Well, it’s El-Ay, you know; the “good dives” have $10 neat pours and the bad ones have transvestite midgets dancing on the bar. I tend to stick to the Los Feliz/Silver Lake area which has institutions of imbibement that actually resemble what people in other parts of the country would consider a bar. Los Angeles is not, frankly, a good bar town. It is, in fact, the kind of town where a decent, self-respecting “Irish Pub” turns into a techno-dance club as the clock chimes nine. As my former Kain-tecky coworker Chuck used to say, “Tha jest ain’t raaaht!”

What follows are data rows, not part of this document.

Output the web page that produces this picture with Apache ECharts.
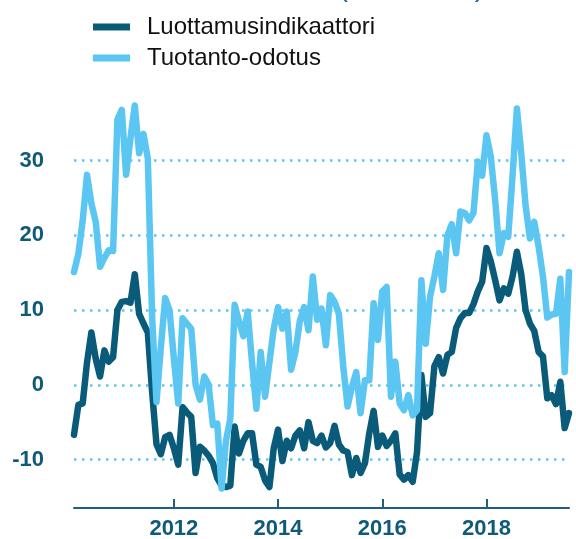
<!DOCTYPE html>
<html>
<head>
<meta charset="utf-8">
<script src="https://cdn.jsdelivr.net/npm/echarts@6/dist/echarts.min.js"></script>
<style>
  html, body { margin: 0; padding: 0; background: #fff; }
  #chart { width: 576px; height: 539px; }
</style>
</head>
<body>
<div id="chart"></div>
<script>
// kuukaudet helmikuu 2010 - elokuu 2019
var startYear = 2010, startMonth = 2, monthCount = 115;
var months = [];
for (var i = 0; i < monthCount; i++) {
  var m = startMonth - 1 + i;
  var y = startYear + Math.floor(m / 12);
  var mm = (m % 12) + 1;
  months.push(y + "-" + (mm < 10 ? "0" + mm : mm));
}

var yearTicks = ["2012", "2014", "2016", "2018"];
var gridValues = [-10, 0, 10, 20, 30];

var luottamus = [
  -6.7, -2.7, -2.5, 3.0, 7.0, 3.5, 1.1, 4.6, 3.1, 3.7,
  10.0, 11.1, 11.2, 11.0, 14.8, 9.5, 8.2, 7.0, -1.0, -8.0,
  -9.3, -7.0, -6.7, -8.5, -10.7, -3.0, -3.7, -4.3, -11.8, -8.3,
  -8.8, -9.5, -10.5, -12.5, -13.5, -13.7, -13.5, -5.6, -9.2, -7.5,
  -6.5, -6.5, -10.7, -11.0, -12.8, -13.7, -8.5, -6.0, -10.2, -7.5,
  -8.5, -6.8, -6.1, -8.5, -5.0, -7.5, -7.8, -6.8, -8.4, -7.8,
  -5.5, -8.0, -8.8, -9.0, -12.1, -9.8, -11.8, -10.5, -6.5, -3.5,
  -8.3, -6.8, -8.2, -7.5, -6.5, -12.0, -12.7, -12.1, -13.0, -9.0,
  1.3, -4.3, -3.8, 2.5, 3.7, 1.5, 4.0, 4.4, 7.6, 8.9,
  9.6, 9.6, 10.8, 12.5, 13.8, 18.3, 16.5, 14.0, 11.3, 12.9,
  12.2, 14.5, 17.8, 14.8, 10.0, 8.2, 7.2, 4.4, 3.8, -1.8,
  -1.4, -2.6, 0.4, -5.8, -3.8
];

var tuotanto = [
  15.1, 17.5, 22.0, 28.1, 24.3, 21.8, 15.8, 17.0, 18.0, 17.9,
  35.5, 36.8, 28.1, 33.0, 37.4, 31.0, 33.6, 30.3, 9.0, -2.3,
  5.0, 11.6, 10.0, 3.5, -2.5, 8.9, 8.2, 7.5, 0.0, -2.0,
  1.1, 0.0, -5.4, -5.2, -13.9, -7.5, -4.5, 10.7, 8.5, 6.5,
  9.8, 3.0, -3.2, 4.4, -1.6, 3.0, 7.5, 10.4, 7.5, 9.8,
  2.0, 4.4, 8.5, 10.4, 7.3, 14.5, 8.7, 10.2, 5.3, 12.0,
  11.1, 9.5, 2.5, -2.9, -0.3, 1.7, -3.8, 0.6, 0.6, 10.9,
  6.0, 12.5, 13.1, -1.6, 3.1, -2.5, -3.4, -1.4, -4.1, -3.4,
  14.0, 5.5, 11.8, 14.5, 17.6, 12.7, 20.0, 21.5, 17.6, 23.2,
  23.0, 22.0, 23.0, 29.9, 28.0, 33.4, 30.5, 24.7, 17.6, 20.3,
  19.8, 28.0, 37.0, 31.0, 24.0, 19.6, 21.8, 18.5, 14.5, 9.0,
  9.4, 9.5, 14.2, 1.7, 15.1
];

var darkBlue = "#0a5b7a";
var lightBlue = "#5bc6f2";

function isYearTick(index, value) {
  return value.slice(5) === "01" && yearTicks.indexOf(value.slice(0, 4)) >= 0;
}

var chart = echarts.init(document.getElementById("chart"));
chart.setOption({
  animation: false,
  title: {
    text: "(saldoluku)",
    left: 333,
    top: -32,
    textStyle: { color: "#1d6f95", fontSize: 30, fontWeight: "normal", fontFamily: "Liberation Sans" }
  },
  legend: {
    data: ["Luottamusindikaattori", "Tuotanto-odotus"],
    orient: "vertical",
    left: 88,
    top: 10,
    icon: "rect",
    itemWidth: 37,
    itemHeight: 7,
    itemGap: 7,
    textStyle: {
      color: "#111",
      fontSize: 24,
      lineHeight: 24,
      fontFamily: "Liberation Sans",
      padding: [0, 0, 0, 12]
    }
  },
  grid: {
    left: 74,
    right: 7,
    top: 86,
    bottom: 31,
    containLabel: false,
    outerBoundsMode: "none"
  },
  xAxis: {
    type: "category",
    data: months,
    boundaryGap: false,
    axisLine: { onZero: false, lineStyle: { color: "#1d5f7c", width: 2 } },
    axisTick: {
      inside: true,
      length: 9,
      interval: isYearTick,
      lineStyle: { color: "#1d5f7c", width: 2 }
    },
    axisLabel: {
      interval: isYearTick,
      formatter: function (v) { return v.slice(0, 4); },
      color: "#0e5a78",
      fontSize: 22,
      fontWeight: "bold",
      fontFamily: "Liberation Sans",
      margin: 10
    },
    splitLine: { show: false }
  },
  yAxis: {
    type: "value",
    min: -16.5,
    max: 40,
    axisLine: { show: false },
    axisTick: { show: false },
    splitLine: { show: false },
    axisLabel: {
      customValues: gridValues,
      color: "#0e5a78",
      fontSize: 22,
      fontWeight: "bold",
      fontFamily: "Liberation Sans",
      margin: 30
    }
  },
  series: [
    {
      name: "Luottamusindikaattori",
      type: "line",
      data: luottamus,
      symbol: "none",
      color: darkBlue,
      lineStyle: { width: 6.5, color: darkBlue, cap: "round", join: "round" },
      markLine: {
        silent: true,
        symbol: "none",
        label: { show: false },
        lineStyle: { color: lightBlue, type: [2.5, 5.5], width: 2.5 },
        data: gridValues.map(function (v) { return { yAxis: v }; }),
        z: 1
      },
      z: 3
    },
    {
      name: "Tuotanto-odotus",
      type: "line",
      data: tuotanto,
      symbol: "none",
      color: lightBlue,
      lineStyle: { width: 6.5, color: lightBlue, cap: "round", join: "round" },
      z: 4
    }
  ]
});
</script>
</body>
</html>
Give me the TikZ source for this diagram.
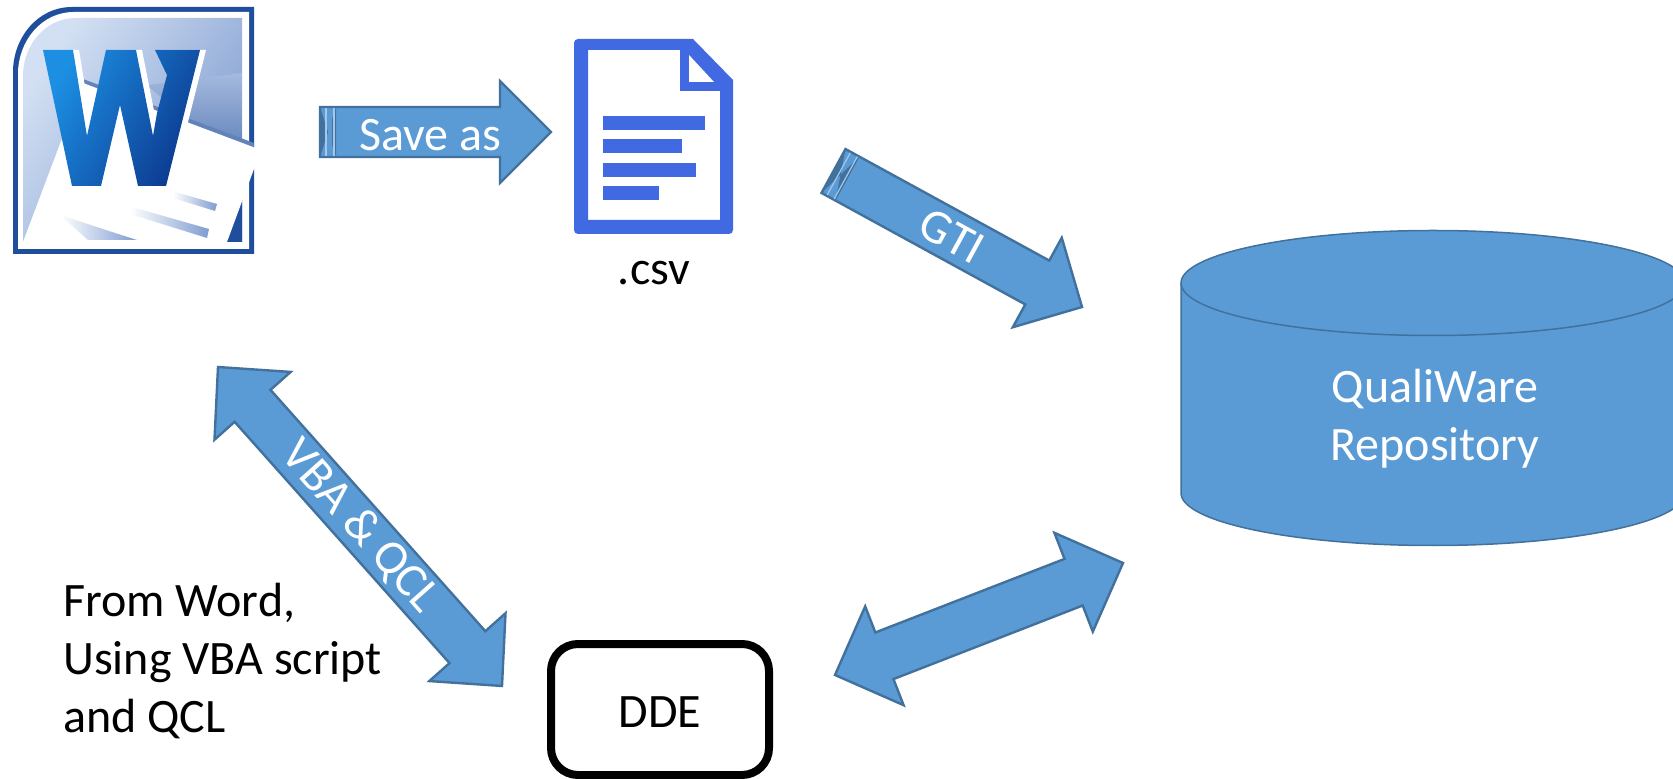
\documentclass[tikz,border=0pt]{standalone}
\usepackage{fontspec}
\setmainfont{Carlito}
\usetikzlibrary{calc, positioning}
\definecolor{arrowfill}{HTML}{5B9BD5}
\definecolor{arrowline}{HTML}{41719C}
\definecolor{fileblue}{HTML}{4169E1}
\definecolor{wordrim}{HTML}{1F4E9C}
\definecolor{wordlight}{HTML}{D3E0F3}
\definecolor{wordmid}{HTML}{7F9CD0}
\definecolor{wordbright}{HTML}{1C8FE3}
\definecolor{worddark}{HTML}{0C3A90}
\tikzset{
    slidetext/.style={
           font=\fontsize{24}{28.8}\selectfont,
           inner sep=0pt,
           },
    arrowlabel/.style={
           slidetext,
           text=white,
           sloped,
           },
    blockarrow/.style args={#1/#2/#3}{
           draw=arrowline, fill=arrowfill, line width=1.2pt,
           to path={
             ($(\tikztostart)!#1!90:(\tikztotarget)$) --
             ($(\tikztotarget)!#3!(\tikztostart)!#1!-90:(\tikztostart)$) --
             ($(\tikztotarget)!#3!(\tikztostart)!#2!-90:(\tikztostart)$) --
             (\tikztotarget) --
             ($(\tikztotarget)!#3!(\tikztostart)!#2!90:(\tikztostart)$) --
             ($(\tikztotarget)!#3!(\tikztostart)!#1!90:(\tikztostart)$) --
             ($(\tikztostart)!#1!-90:(\tikztotarget)$) -- cycle
           },
           },
    doublearrow/.style args={#1/#2/#3}{
           draw=arrowline, fill=arrowfill, line width=1.2pt,
           to path={
             (\tikztostart) --
             ($(\tikztostart)!#3!(\tikztotarget)!#2!90:(\tikztotarget)$) --
             ($(\tikztostart)!#3!(\tikztotarget)!#1!90:(\tikztotarget)$) --
             ($(\tikztotarget)!#3!(\tikztostart)!#1!-90:(\tikztostart)$) --
             ($(\tikztotarget)!#3!(\tikztostart)!#2!-90:(\tikztostart)$) --
             (\tikztotarget) --
             ($(\tikztotarget)!#3!(\tikztostart)!#2!90:(\tikztostart)$) --
             ($(\tikztotarget)!#3!(\tikztostart)!#1!90:(\tikztostart)$) --
             ($(\tikztostart)!#3!(\tikztotarget)!#1!-90:(\tikztotarget)$) --
             ($(\tikztostart)!#3!(\tikztotarget)!#2!-90:(\tikztotarget)$) -- cycle
           },
           },
    tailband/.style={
           draw=none, fill=arrowline,
           to path={
             ($(\tikztostart)!#1!90:(\tikztotarget)$) --
             ($(\tikztostart)!8pt!(\tikztotarget)!#1!-90:(\tikztotarget)$) --
             ($(\tikztostart)!8pt!(\tikztotarget)!#1!90:(\tikztotarget)$) --
             ($(\tikztostart)!#1!-90:(\tikztotarget)$) -- cycle
           },
           },
    tailstripe/.style args={#1/#2}{
           draw=arrowfill!55!white, line width=0.6pt,
           to path={
             ($(\tikztostart)!#1!(\tikztotarget)!#2!-90:(\tikztotarget)$) --
             ($(\tikztostart)!#1!(\tikztotarget)!#2!90:(\tikztotarget)$)
           },
           },
    module/.style={
           rectangle,
           rounded corners=13.5pt,
           draw=black, line width=4pt,
           minimum width=109pt,
           minimum height=65.5pt,
           slidetext,
           text height=17.5pt,
           text depth=0pt,
           },
}

\begin{document}
\begin{tikzpicture}[x=0.5pt, y=-0.5pt]

 \useasboundingbox (0,0) rectangle (1673,779);
 \fill[white] (0,0) rectangle (1673,779);

 \fill[wordrim] (13,254) -- (13,72) to[out=90, in=180] (72,7) -- (254,7) -- (254,254) -- cycle;
 \fill[white] (18,249) -- (18,74) to[out=90, in=180] (74,12) -- (249,12) -- (249,249) -- cycle;
 \shade[left color=wordlight, right color=wordmid, shading angle=55]
   (23,242) -- (23,76) to[out=90, in=180] (76,18) -- (242,18) -- (242,242) -- cycle;
 \shade[top color=wordmid!70!white, bottom color=wordrim!70!white]
   (147,85) -- (242,73) -- (242,150) -- (185,118) -- cycle;
 \fill[wordrim] (226,242) -- (242,242) -- (242,170) -- cycle;
 \fill[wordrim!70!white] (83,79) -- (254,143) -- (254,152) -- (83,88) -- cycle;
 \fill[white] (83,83) -- (261,150) -- (227,242) -- (23,242) -- cycle;

 \shade[left color=white, right color=wordmid] (175,192) -- (217,204) -- (215,211) -- (173,198) -- cycle;
 \shade[left color=white, right color=wordmid] (132,207) -- (209,229) -- (207,238) -- (130,214) -- cycle;
 \shade[left color=white, right color=wordmid] (60,215) -- (112,232) -- (137,240) -- (88,240) -- cycle;

 \fill[white] (49,50) -- (79,50) -- (93,136) -- (112,50) -- (142,50) -- (159,136)
   -- (163,113) -- (173,75) -- (161,50) -- (206,50) -- (172,186) -- (78,186) -- cycle;
 \shade[left color=wordbright, right color=worddark, shading angle=60]
   (43,50) -- (73,50) -- (87,136) -- (106,50) -- (136,50) -- (153,136)
   -- (157,113) -- (167,75) -- (155,50) -- (200,50) -- (166,186) -- (138,186)
   -- (120,105) -- (101,186) -- (72,186) -- cycle;

 \fill[fileblue, even odd rule]
   (693,39) -- (733,80) [rounded corners=2pt] -- (733,234) -- (574,234) -- (574,39) [sharp corners] -- cycle
   (588,50) -- (680,50) -- (680,91) -- (720,91) -- (720,220) -- (588,220) -- cycle;
 \fill[white] (689,55) -- (689,82) -- (714,82) -- cycle;
 \foreach \lineend/\linetop in {705/116, 682/139, 696/163, 659/186}
 {
  \fill[fileblue] (603,\linetop) rectangle (\lineend,\linetop+14);
 }

 \node[slidetext, anchor=base] (CSV_LABEL) at (654,285)
 {%
  .csv
 };

 \coordinate (SAVE_TAIL) at (320,132);
 \coordinate (SAVE_TIP) at (551,132);
 \coordinate (GTI_TAIL) at (833.5,171);
 \coordinate (GTI_TIP) at (1082,307);
 \coordinate (VBA_START) at (218,367);
 \coordinate (VBA_END) at (502,686);
 \coordinate (DDE_START) at (835,675);
 \coordinate (DDE_END) at (1123,563);

 \draw[blockarrow=12.5pt/25.5pt/25.5pt] (SAVE_TAIL) to (SAVE_TIP);
 \draw[blockarrow=12.5pt/25.5pt/25.5pt] (GTI_TAIL) to (GTI_TIP);
 \draw[doublearrow=12pt/25.5pt/26pt] (VBA_START) to (VBA_END);
 \draw[doublearrow=12.5pt/26.5pt/26.5pt] (DDE_START) to (DDE_END);

 \path[tailband=12.5pt] (SAVE_TAIL) to (SAVE_TIP);
 \path[tailband=12.5pt] (GTI_TAIL) to (GTI_TIP);
 \foreach \stripeat in {3pt, 7pt}
 {
  \draw[tailstripe=\stripeat/12pt] (SAVE_TAIL) to (SAVE_TIP);
  \draw[tailstripe=\stripeat/12pt] (GTI_TAIL) to (GTI_TIP);
 }
 \draw[tailstripe=5pt/11pt, draw=arrowfill, line width=2pt] (SAVE_TAIL) to (SAVE_TIP);

 \path (SAVE_TAIL) -- node[arrowlabel, pos=0.478, yshift=-1.5pt] (SAVE_LABEL)
 {%
  Save as
 } (SAVE_TIP);

 \path (GTI_TAIL) -- node[arrowlabel, pos=0.477] (GTI_LABEL)
 {%
  GTI
 } (GTI_TIP);

 \path (VBA_START) -- node[arrowlabel, pos=0.5] (VBA_LABEL)
 {%
  VBA \& QCL
 } (VBA_END);

 \draw[draw=arrowline, line width=0.75pt, fill=arrowfill]
   (1181,283) -- (1181,493) arc[start angle=180, end angle=360, x radius=126pt, y radius=26.25pt]
   -- (1685,283) arc[start angle=0, end angle=180, x radius=126pt, y radius=26.25pt] -- cycle;
 \draw[draw=arrowline, line width=0.75pt]
   (1181,283) arc[start angle=180, end angle=360, x radius=126pt, y radius=26.25pt];

 \node[slidetext,
  text=white,
  align=center] (REPO_LABEL) at (1435,419)
 {%
  QualiWare\\Repository
 };

 \node[module] (DDE) at (660,709.5)
 {%
  DDE
 };

 \node[slidetext,
  align=left,
  anchor=west] (NOTE) at (63,661)
 {%
  From Word,\\Using VBA script\\and QCL
 };

\end{tikzpicture}
\end{document}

I’ve tended in Wisconsin and Missouri, and we never had ginger on the speedgun. A few places I’ve seen keep ginger ale in bottles, but when you’re slammed with a Saturday night crowd of live meat and butchers you don’t want to go banging around in the cooler for ginger ale. I’m not saying that everybody does it, but if you keep your eyes peeled I think you’ll find that a lot of places–not just bad dives–do the Sprite’n’Coke thing.
Just my experience. And I’ve not worked on the normal side of the country, so picker may have a point, there.
In answer to the OP, I also was permitted small sips of my father’s whiskey. Whiskey, blah! Chivas Regal or Johnny Walker Black Label may be expensive and something my father loves but I can’t stand the stuff. When people started drinking alcohol like beer I kept thinking Who wants to drink piss water?!
Best to be exposed to it early and responsibly. What you don’t know sure as hell can hurt you.
The way my mother explained it to me, the traditional way of making a Shirley Temple put less alcohol into the drink than Sunday Communion. Just a drop, maybe two. Communion is a sip or a wafer dipped in the wine. (There are churces who use wine exclusively, and have communion every Sunday.)